Over the past five years, the Mast Brothers, their beards, and their artisanal chocolate has not only ignited a flame amidst hipster crowds in popularizing the “bean-to-bar movement,” but it also has been subject to recent widespread criticism. After a food expert’s in-depth four-page exposé (http://dallasfood.org/2015/12/mast-brothers-what-lies-behind-the-beards-part-1-tastetexture/) on Mast exposed the chocolate makers as fraudulent ponzi schemers who – in their efforts to craft “high-end chocolate” – prized the aesthetic qualities of their chocolate over the quality of the chocolate itself.

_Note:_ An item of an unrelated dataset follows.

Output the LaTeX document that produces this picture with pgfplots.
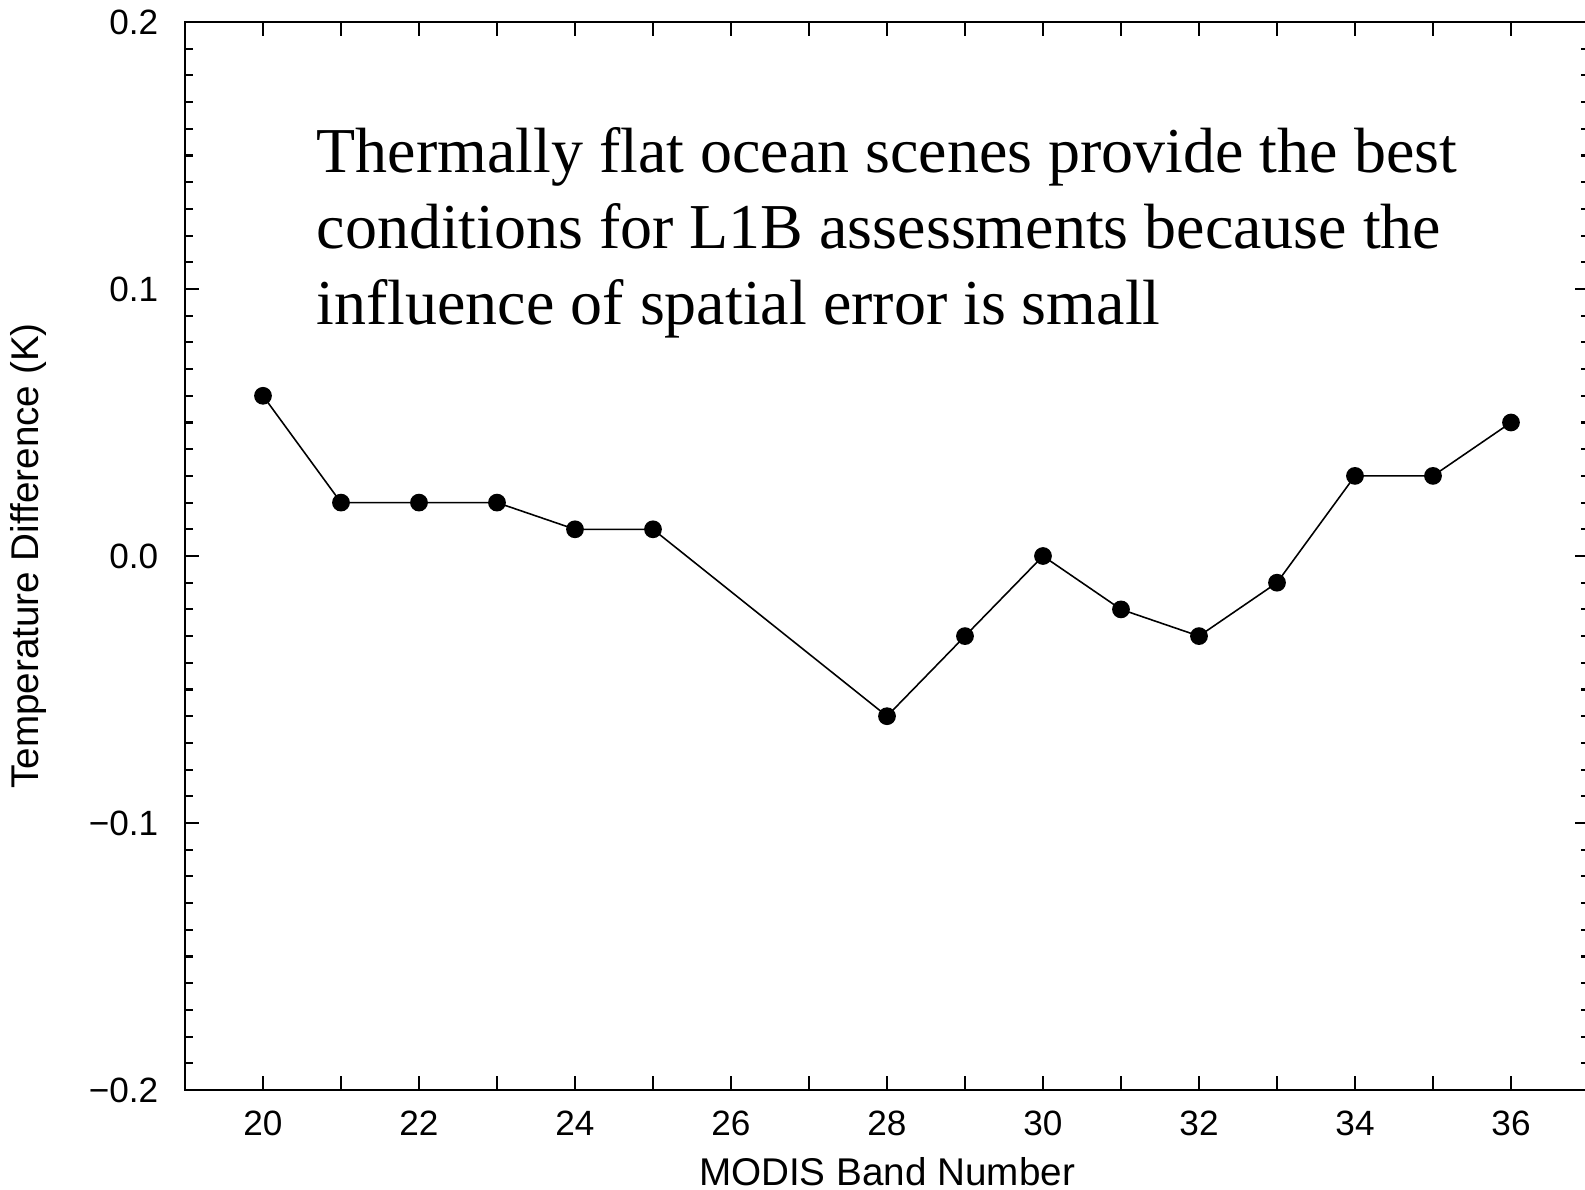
\documentclass[border=0pt]{standalone}
\usepackage{pgfplots}
\pgfplotsset{compat=1.18}
\usepackage{fontspec}
\setmainfont{Liberation Serif}
\setsansfont{Liberation Sans}
\begin{document}
\begin{tikzpicture}
\begin{axis}[
    scale only axis,
    width=14.04cm,
    height=10.68cm,
    xmin=19, xmax=37,
    ymin=-0.2, ymax=0.2,
    axis line style={line width=0.6pt},
    tick style={black, line width=0.6pt},
    tick align=inside,
    xtick={20,...,36},
    xticklabels={20,,22,,24,,26,,28,,30,,32,,34,,36},
    ytick={-0.2,-0.1,0,0.1,0.2},
    yticklabels={−0.2,−0.1,0.0,0.1,0.2},
    minor y tick num=9,
    major tick length=1.4mm,
    minor tick length=0.8mm,
    ticklabel style={font=\sffamily\fontsize{10}{12}\selectfont},
    xticklabel style={inner sep=0pt, anchor=north, yshift=-2mm},
    yticklabel style={inner sep=0pt, anchor=east, xshift=-2.6mm},
    xlabel={MODIS Band Number},
    ylabel={Temperature Difference (K)},
    label style={font=\sffamily\fontsize{11}{13}\selectfont, inner sep=0pt},
    xlabel style={at={(axis description cs:0.5,-0.089)}, anchor=base},
    ylabel style={at={(axis description cs:-0.1118,0.5)}, anchor=center, rotate=0},
]
\addplot[black, line width=0.45pt, mark=*, mark size=2.3pt] coordinates {
    (20,0.06) (21,0.02) (22,0.02) (23,0.02) (24,0.01) (25,0.01)
    (28,-0.06) (29,-0.03) (30,0.00) (31,-0.02) (32,-0.03) (33,-0.01)
    (34,0.03) (35,0.03) (36,0.05)
};
\node[anchor=north west, inner sep=0pt, align=left,
      font=\fontsize{18.2}{21.6}\selectfont]
  at (axis cs:20.68,0.1607)
  {Thermally flat ocean scenes provide the best\\
   conditions for L1B assessments because the\\
   influence of spatial error is small};
\end{axis}
\pgfresetboundingbox
\path[use as bounding box] (-1.85,-1.0) rectangle (14.0,10.9);
\end{tikzpicture}
\end{document}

The report – which was later backed by The New York Times (https://www.nytimes.com/2015/12/21/nyregion/unwrapping-mast-brothers-chocolatier-mythos.html?_r=0), discusses how the Mast Brothers “faked how they learned to grind their cacao beans, the ingredients in their candy and even their beards,” along with purchasing their chocolate from third-party vendors (and not making it by hand).
The Mast Brothers returned with a statement along the lines of how “taste was never th[eir] brand.
Yet, in light of all of this information, the question remains: does it matter? To what extent does a product – particularly in the culinary world – have to taste especially “good” to be considered desirable?